Deepa Anappara must rank in the west, at the moment, as the most celebrated Indian writer in English. Feted and decorated abroad, her debut novel comes with the most weighty of blurbs on the front cover: Ian McEwan goes: A brilliant Debut, Anne Enright oohs: Storytelling at its best and Chigozie Obioma: An entertaining and wonderful debut. The blurbs are the usual lazy stuff churned out over an evening cup of tea, but the novel we are made to believe is unusual, rare and brilliant.
Anappara has already been so tightly embraced by the western literary establishment, that actually such heavy blurbing seems a bit superfluous. For this former journalist, who worked in Delhi, has won the Developing Asian Journalism Award, the Every Human Has Rights Media Award, the Sanskriti-Prabha Dutt Fellowship in Journalism. But wait. A part of this novel—an excerpt has won the Lucy Cavendish Fiction Prize. She got the Deborah Rogers Foundation Writers Award and the Bridport/Peggy Chapman-Andrews Award for a first novel. All this before we had heard of the novel. Anappara has so many awards and commissions and assignments including working on a Chase doctoral fellowship, (Phew!) she can afford to put the call from the Booker Prize committee on hold.
All this makes us, the old journos like this hack, who slogged through all that and tried to get an handshake from the western lit establishments and award committees, blue and purple with envy.
After all this, Anappara has written what is derisively referred to, here in India. as poverty-porn. A slum in Delhi where children go missing. Nothing else happens. But Anappara writes with empathy and though she is a bleeding-heart, she keeps a distance and watches the poor subjects of her novel, trip and fall one after the other and wonders at the injustice of it all. She, of course, throws barbs at the rich who stay in the nearby Golden Gate gated community—the aunties who harass their maids who live in the slum. In a slum novel or a Slumdog novel, there can be no redemption because for the poor nothing big is destined. Sorry, no one becomes a millionaire and the kids who go missing don’t comeback because the police is not interested in searching for them, despite the poor mothers of the slum who hand over their life earnings as bribe to the cops. So life has to go on and if you want redemption look elsewhere.
It is an everyday India story that we here know every bit of living through all this every day. A child going missing is not news either for us or for the police. Bringing them back may be news but one gone missing is so much better for the population statistic. Anappara writes with restraint and irony seeps through every sentence. Keenly observant she knows where the filth hides before she can see it. She wraps it all up in prose that is often enlightening, funny and yes she guides us through all that with an expert hand. And flings enough dirt on the callous establishment, making us all applaud. And oh, she also does her bit to slumdunk the cops. Cheers, cheers.

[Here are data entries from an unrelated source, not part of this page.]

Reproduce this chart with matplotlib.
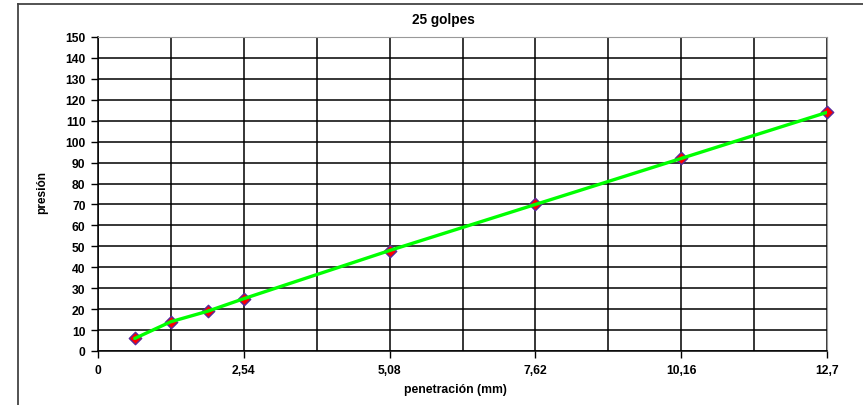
"""25 golpes: presión vs penetración."""

import matplotlib

matplotlib.use("Agg")
import matplotlib.pyplot as plt
from matplotlib.lines import Line2D
from matplotlib.ticker import MultipleLocator

penetracion = [0.64, 1.27, 1.91, 2.54, 5.08, 7.62, 10.16, 12.7]
presion = [6, 14, 19, 25, 48, 70, 92, 114]
x_ticks = [0, 2.54, 5.08, 7.62, 10.16, 12.7]
x_tick_labels = ["0", "2,54", "5,08", "7,62", "10,16", "12,7"]

plt.rcParams["font.family"] = ["Liberation Sans", "DejaVu Sans"]
plt.rcParams["font.weight"] = "bold"

W, H = 863, 406
fig = plt.figure(figsize=(W / 100, H / 100), dpi=100)
ax = fig.add_axes([98 / W, 1 - 352 / H, (827 - 98) / W, (352 - 38) / H])

# outer chart frame (only top and left edges fall inside the picture)
fig.lines.append(Line2D([18 / W, 1.0], [1 - 4.5 / H, 1 - 4.5 / H], transform=fig.transFigure,
                        color="#444444", linewidth=1.3))
fig.lines.append(Line2D([18 / W, 18 / W], [1 - 4.5 / H, 0.0], transform=fig.transFigure,
                        color="#444444", linewidth=1.3))

ax.scatter(penetracion, presion, marker="D", s=40, facecolor="#ff0000",
           edgecolor="#5a2a9a", linewidths=1.0, zorder=3, clip_on=False)
ax.plot(penetracion, presion, color="#00ff00", linewidth=2.4, zorder=4,
        solid_capstyle="round")

ax.set_xlim(0, 12.7)
ax.set_ylim(0, 150)
ax.set_xticks(x_ticks)
ax.set_xticklabels(x_tick_labels)
ax.xaxis.set_minor_locator(MultipleLocator(1.27))
ax.yaxis.set_major_locator(MultipleLocator(10))

ax.grid(True, which="major", color="black", linewidth=1.1)
ax.grid(True, which="minor", axis="x", color="black", linewidth=1.1)
ax.set_axisbelow(True)
ax.tick_params(which="major", length=5, width=1.0, labelsize=8.7, pad=4)
ax.tick_params(which="minor", length=0)

for side in ["top", "right"]:
    ax.spines[side].set_color("#999999")
for side in ["left", "bottom"]:
    ax.spines[side].set_color("black")
    ax.spines[side].set_linewidth(1.1)

fig.text(443 / W, 1 - 20 / H, "25 golpes", fontsize=9.8, fontweight="bold",
         ha="center", va="center")
fig.text(455 / W, 1 - 390 / H, "penetración (mm)", fontsize=8.8, fontweight="bold",
         ha="center", va="center")
fig.text(42 / W, 1 - 193 / H, "presión", fontsize=8.6, fontweight="bold",
         ha="center", va="center", rotation=90)

fig.savefig("out.png", dpi=100)
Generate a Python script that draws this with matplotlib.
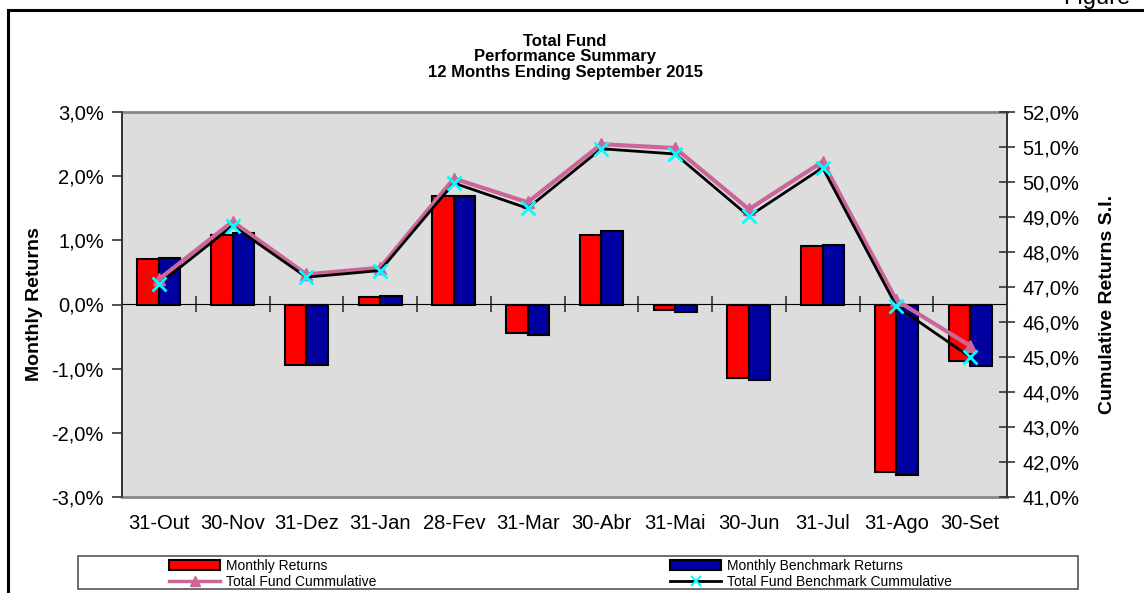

The narrator Jai is a typical slumdog but here he goes to school and sometimes works with a chaiwallah to earn some money so that he can replenish the money he stole from his mother. He and his sister Runnu didi are a good gang and they are completely adult in the way they understand things. They don’t cry like their mother does. Jai decides that he will be a crime investigator and starts out trying to find and bring back the missing children but with no success. Finally his sister Runu, a promising athlete too goes missing. She does not return from the athletic coaching class in the evening. All the missing kids are presumed dead and cut into pieces. Usual suspects the Muslims in the slum are taken to the police station, those left behind, move away to another slum called Pakistan where of course they believe they will be safe forever.
Bleeding heart novels, like crime thrillers have a way of staying with us for sometime, though we want to move it hurriedly to the trash can. But here, far from, where Ian McEwan resides, familiarity with the subject matter breeds a bit of disdain in the reader. Even what they eat are familiar dal-chawal—the sexy girl of the slum Aanchal (also goes missing) goes to the mall with her call-centre boyfriend and walks around. Everyone in India does the same things. This novel tell us the story without any effort to say, hey, here is something different. In that sense the novel is predictable but sincere to the core.
Anappara with all the backing and encouragement and accolades is no doubt a new find for Indian writing. Her lack of inventiveness in language, in narrative, her disdain for any new literary tricks which she could have picked up during her sojourn in the fabled US campuses, perhaps a twist in the tale, all this makes her one who will tread the straight and narrow. No character is larger than life, they are all close to the ground. Nothing surreal, nothing that shakes you up and makes you wonder.
But then there is always a place for the straightforward, well told story. Djinn Patrol will ensconce itself there, heavily awarded by the West, just a tap on the shoulder here in India.